# 1989 vw golf no oil getting to the head



## nsomuch2 (Oct 13, 2008)

im having a problem my oil light comes on after the car warms up and at about 2500rpm when i rev up past 3000rpm it goes of but comes rt back on. i have put a new oil sending unt in and i still get the same problem. also i have changed the oil and flushed the engine oil as well. any help would be great.


----------



## harmankardon35 (Sep 16, 2009)

bad oil pump maybe?


----------



## nsomuch2 (Oct 13, 2008)

harmankardon35 said:


> bad oil pump maybe?


the only things that it doesn't also not get oil to the head sometimes the valve chatter is as quiet as a mouse and then sometimes it's loud as heck and sometimes the oil light and buzzer doesn't even come on.

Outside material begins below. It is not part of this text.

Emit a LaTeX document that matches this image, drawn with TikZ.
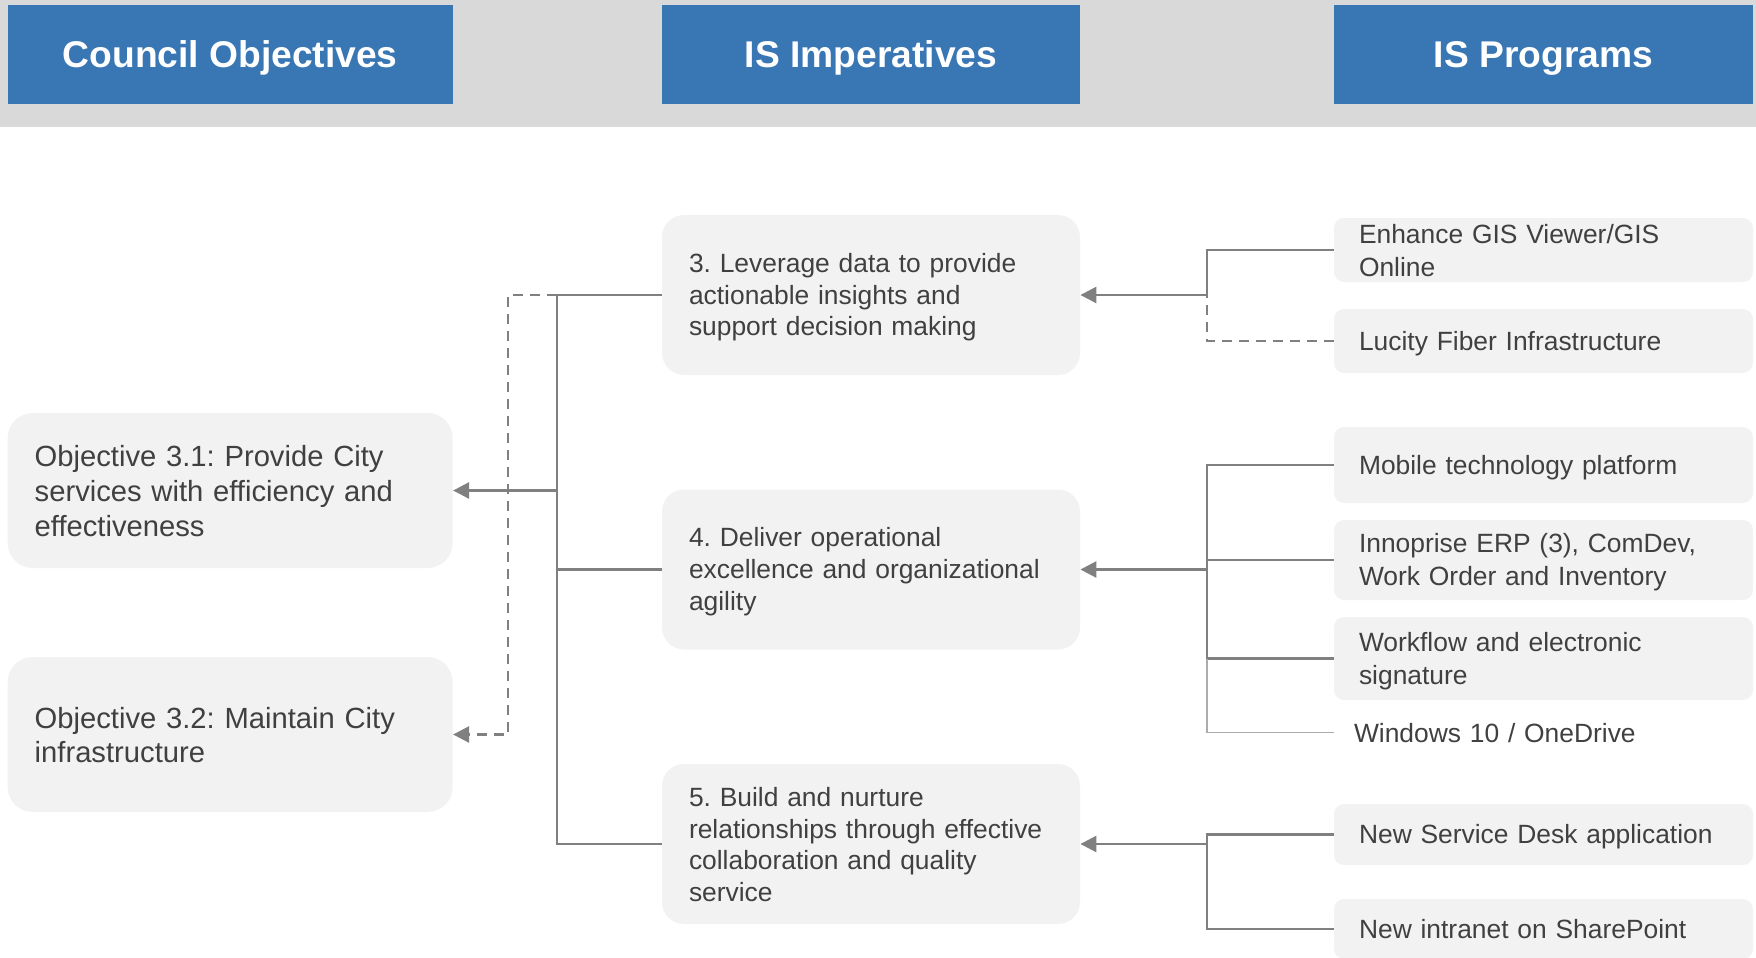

I'mvery puzzled!!!!:bs:


----------



## TechMeister (Jan 7, 2008)

Could be a sticking oil pressure by-pass valve or restricted/loose oil pick-up in the pan?


----------



## rdezsofi (Sep 21, 2010)

*oil*

Intermediate shaft bearings are probably toasted. Main bearings and rod bearings will probably be marginal but serviceable. Keep running it and they'll be toast too. 

You might get lucky and just have a bad oil pump, i.e. Oil pressure relief valve sticking. While you replace the oil pump, replace the oil seal in the bottom of the vacuum pump as well. You blow that seal, and you lose all kinds of pressure as well. If that doesn't fix it, better plan on rebuilding the engine....or at least the bottom end bearings. (Which you can do by just dropping the pan, engine in car.) 

Note: Pick up a 36 mm high volume oil pump. 

Good luck!


----------



## rdezsofi (Sep 21, 2010)

*more...*



nsomuch2 said:


> the only things that it doesn't also not get oil to the head sometimes the valve chatter is as quiet as a mouse and then sometimes it's loud as heck and sometimes the oil light and buzzer doesn't even come on. I'mvery puzzled!!!!:bs:


 That actually sounds more like the pressure relief valve in the oil pump. Check the pick up screen as well. If it gets loud and the warning light comes on after warming up, that's probably worn intermediate shaft bearings or other bearings....


----------